By playing with the conventions of seeing, both trompe l'oeil and anamorphosis should remind us that what you see has a great deal to do with where you are looking from.

What you see is what you get?

We like to think that seeing is some kind of "direct" perception of reality. But in fact our brains are constantly interpreting and giving structure to the raw visual input from our eyes. Take the everyday situations of seeing an open door, or a building as we walk along the street. Immediately, we give these objects a stable, rectangular form, which amazingly does not appear to change as we move relative to the object, but is that form actually there?...

Photo of an open door    Photo of a building

There are some subtle details here (to do with binocular vision, and also that a camera does not "see" like the human eye), but fundamentally the brain is making a choice, that there is a rectangular form which appears distorted because parts of it are further away than other parts. A non-rectangular shape could look the same, but we don't expect to see such shapes.
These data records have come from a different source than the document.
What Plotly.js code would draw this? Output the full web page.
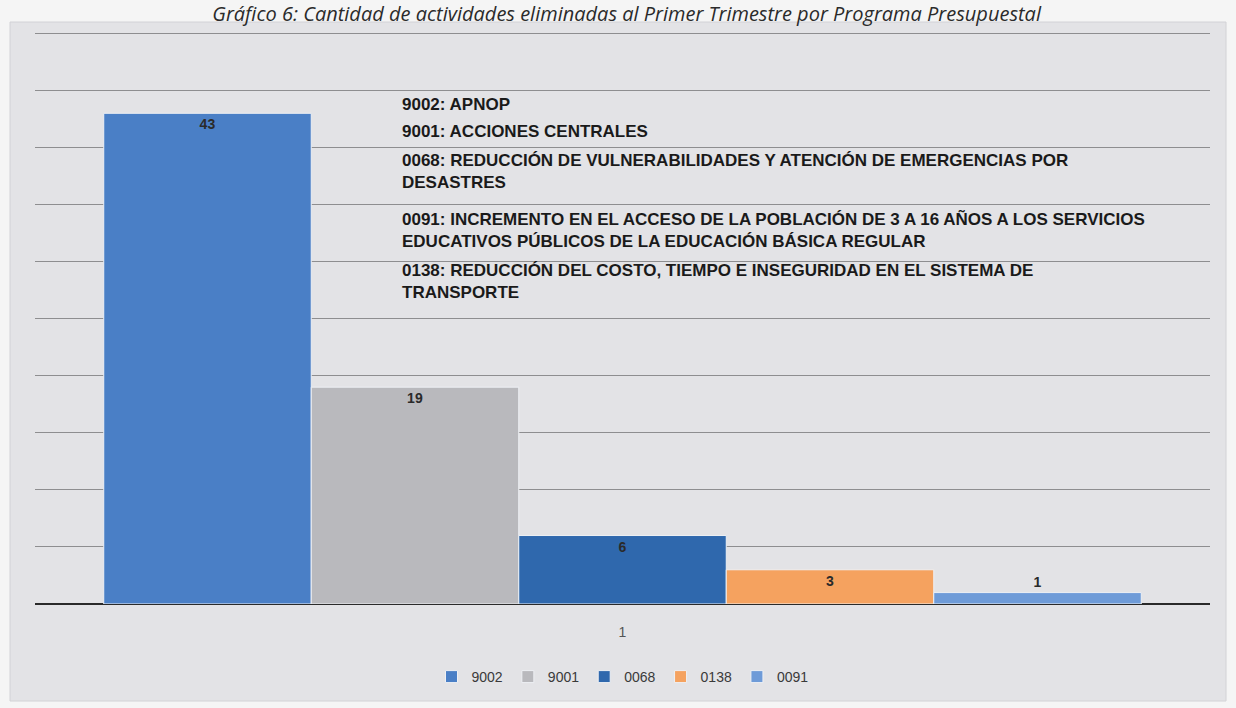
<!DOCTYPE html>
<html>
<head>
<meta charset="utf-8">
<script src="https://cdn.plot.ly/plotly-3.0.1.min.js"></script>
<style>
html,body{margin:0;padding:0;background:#f5f5f5;}
#chart{width:1236px;height:708px;}
</style>
</head>
<body>
<div id="chart"></div>
<script>
// ---- data ----
const category = ['1'];
const seriesNames = ['9002', '9001', '0068', '0138', '0091'];
const seriesValues = [43, 19, 6, 3, 1];
const seriesColors = ['#4a7fc6', '#b9b9bd', '#2f68ad', '#f5a25f', '#6e9bd8'];
const programLabels = [
  '9002: APNOP',
  '9001: ACCIONES CENTRALES',
  '0068: REDUCCIÓN DE VULNERABILIDADES Y ATENCIÓN DE EMERGENCIAS POR<br>DESASTRES',
  '0091: INCREMENTO EN EL ACCESO DE LA POBLACIÓN DE 3 A 16 AÑOS A LOS SERVICIOS<br>EDUCATIVOS PÚBLICOS DE LA EDUCACIÓN BÁSICA REGULAR',
  '0138: REDUCCIÓN DEL COSTO, TIEMPO E INSEGURIDAD EN EL SISTEMA DE<br>TRANSPORTE'
];
const titleText = 'Gráfico 6: Cantidad de actividades eliminadas al Primer Trimestre por Programa Presupuestal';
const yTicks = [0, 5, 10, 15, 20, 25, 30, 35, 40, 45, 50];

// ---- geometry helpers (pixel -> paper) ----
const plotTop = 30, plotBottom = 604, plotH = plotBottom - plotTop;
const py = p => (plotBottom - p) / plotH;

// ---- traces ----
const labelFont = {family: 'Liberation Sans, Arial, sans-serif', size: 14, color: '#2a2a2a', weight: 'bold'};
const traces = seriesNames.map((name, i) => ({
  type: 'bar',
  name: name,
  x: category,
  y: [seriesValues[i]],
  text: [String(seriesValues[i])],
  textposition: 'auto',
  insidetextanchor: 'end',
  textfont: labelFont,
  outsidetextfont: labelFont,
  insidetextfont: labelFont,
  cliponaxis: false,
  marker: {color: seriesColors[i], line: {color: '#eef0f4', width: 1}},
  hoverinfo: 'name+y'
}));

// ---- annotation positions ----
const annPix = [104, 131, 171.5, 230.5, 281.5];
const annotations = programLabels.map((t, i) => ({
  text: t,
  xref: 'paper', yref: 'paper',
  x: 0.3106, y: py(annPix[i]),
  xanchor: 'left', yanchor: 'middle',
  align: 'left',
  showarrow: false,
  font: {family: 'Liberation Sans Narrow, Arial Narrow, Liberation Sans, Arial, sans-serif', size: 17, color: '#1a1a1a', weight: 'bold'}
}));

const layout = {
  width: 1236, height: 708,
  paper_bgcolor: '#f5f5f5',
  plot_bgcolor: 'rgba(0,0,0,0)',
  margin: {l: 35, r: 26, t: plotTop, b: 708 - plotBottom},
  title: {
    text: titleText,
    x: 0.507, xanchor: 'center',
    y: 1 - 14 / 708, yanchor: 'middle',
    font: {family: 'Open Sans, Liberation Sans, sans-serif', size: 20, color: '#2b2b2b', style: 'italic'}
  },
  barmode: 'group',
  bargap: 0.117,
  bargroupgap: 0,
  showlegend: true,
  legend: {
    orientation: 'h',
    x: 0.5, xanchor: 'center',
    y: py(677), yanchor: 'middle',
    font: {family: 'Liberation Sans, Arial, sans-serif', size: 14, color: '#3a3a3a'},
    bgcolor: 'rgba(0,0,0,0)',
    itemwidth: 30,
    traceorder: 'normal'
  },
  xaxis: {
    type: 'category',
    showgrid: false,
    showline: false,
    ticks: '',
    ticklabelstandoff: 18,
    tickfont: {family: 'Liberation Sans, Arial, sans-serif', size: 14, color: '#555'},
    fixedrange: true
  },
  yaxis: {
    range: [0, 50.3],
    tickvals: yTicks,
    showticklabels: false,
    showgrid: true,
    gridcolor: '#8e8e90',
    gridwidth: 1,
    zeroline: true,
    zerolinecolor: '#2a2a2a',
    zerolinewidth: 2,
    showline: false,
    fixedrange: true
  },
  shapes: [{
    type: 'rect', layer: 'below',
    xref: 'paper', yref: 'paper',
    x0: (10 - 35) / 1175, x1: (1226 - 35) / 1175,
    y0: py(701), y1: py(22),
    fillcolor: '#e3e3e6',
    line: {color: '#d2d2d6', width: 1}
  }],
  annotations: annotations
};

Plotly.newPlot('chart', traces, layout, {displayModeBar: false, staticPlot: true});
</script>
</body>
</html>
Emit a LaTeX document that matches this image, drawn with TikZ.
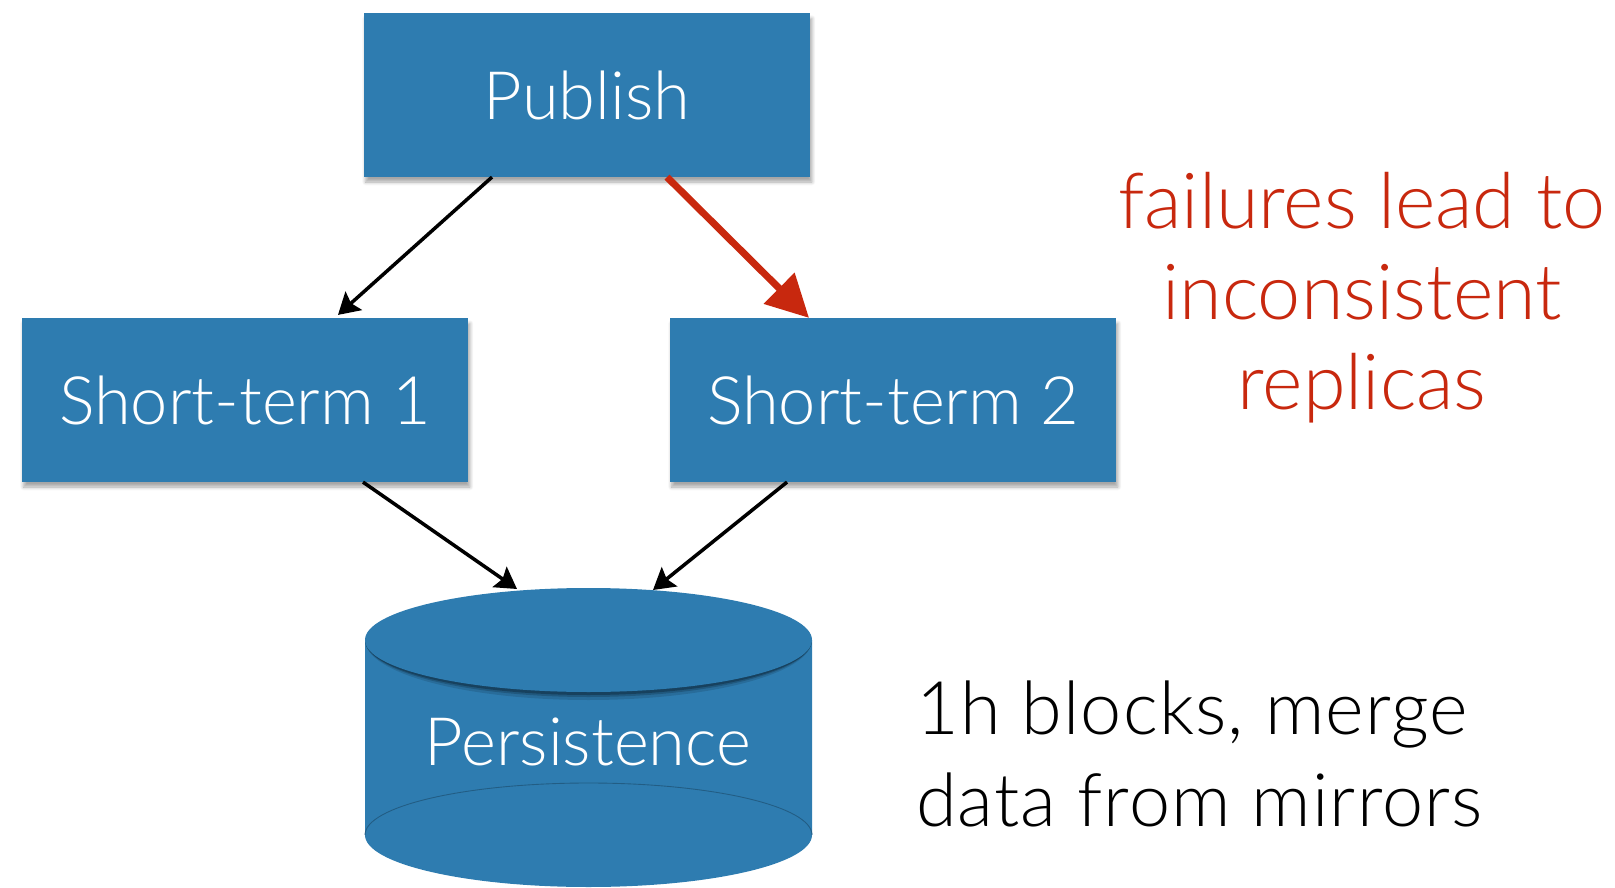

The "Ames Room" illusion brilliantly exposes the kind of expectations that we automatically apply to what we see.

"We prefer an ordered world, regular patterns, familiar forms, and when flaws or distortions occur, provided they are not too gross, our mind's eye tidies them up. We see what we want or expect to see ..."
"... We never see the whole of any solid object at any given moment; even to see the whole surface of so simple an object as a sphere, six successive viewpoints are needed ... But we accept at a single glance that it is a sphere: we complete it on the assumption that it is a consistent shape, and the simplest possible one. In fact it might be any one of countless forms that are only partly spherical. There is a fountain court at Granada where visitors are told the story of a Moorish Caliph about to appoint a Grand Vizier. He invited the candidates to identify an object lying or floating in shallow water. All but one promptly said it to be an orange. One picked it up, and identified it as half an orange; he got the job." (Lawrence Wright, Perspective in Perspective, pages 27, 24).